Here's my steps so far:
$\begin{align} (p = (q = r)) = (p\Rightarrow(q = r))\wedge((q=r)\Rightarrow p) \tag{Equality axiom} \end{align} $
Going after $(p\Rightarrow(q = r))$ side first, which will give half of the line from above I'm trying to get to:
$\begin{align} (p\Rightarrow(q = r)) &= (p \Rightarrow(q\Rightarrow r \wedge r\Rightarrow q))\\ &=(p \Rightarrow((\neg q\vee r) \wedge (\neg r\vee q))\\ &=(\neg p \vee ((\neg q \vee r)\wedge(\neg r \vee q)))\\ &=(\neg p \vee (\neg q \vee r))\wedge(\neg p\vee(\neg r \vee q)) \end{align} $
Now that last line looks very close to $(\neg p \vee \neg q \vee r) \wedge (\neg p \vee q \vee \neg r)$ except for the parentheses. Is there an axiom with the disjunction operator that allows me to ignore them? Or did I make a mistake and am I going in the totally wrong direction?

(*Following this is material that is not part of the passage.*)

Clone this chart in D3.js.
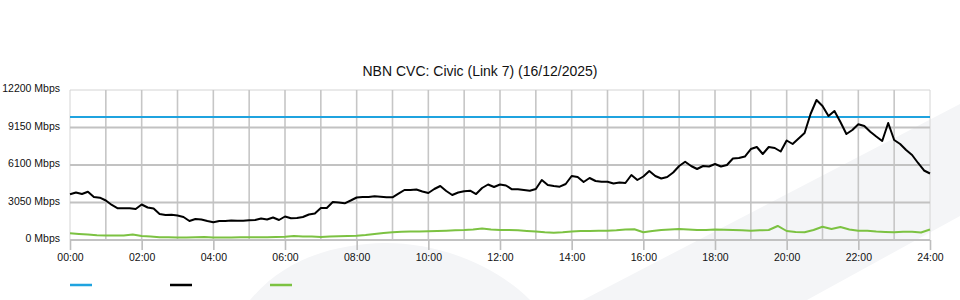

After thinking a bit more and drawing a truth table, I see that $ (p \vee (q \vee r))$ is equivalent to $(p \vee q \vee r)$.
But what is the axiom for this?
Because disjunction is associative you may dispense with the brackets in a dijunctive series without detracting from the meaning of the statement.
$$((\neg p\vee \neg q)\vee r) \\ \equiv\\ (\neg p\vee (\neg q\vee r)) \\ \equiv \\ (\neg p\vee \neg q\vee r)$$
Likewise, because disjunction is commutative you may exchange the order of a disjunctive series and remain equivalent.
$$(¬p∨q∨¬r) \;\equiv\; (¬p∨¬r∨q)\qquad\text{et cetera}$$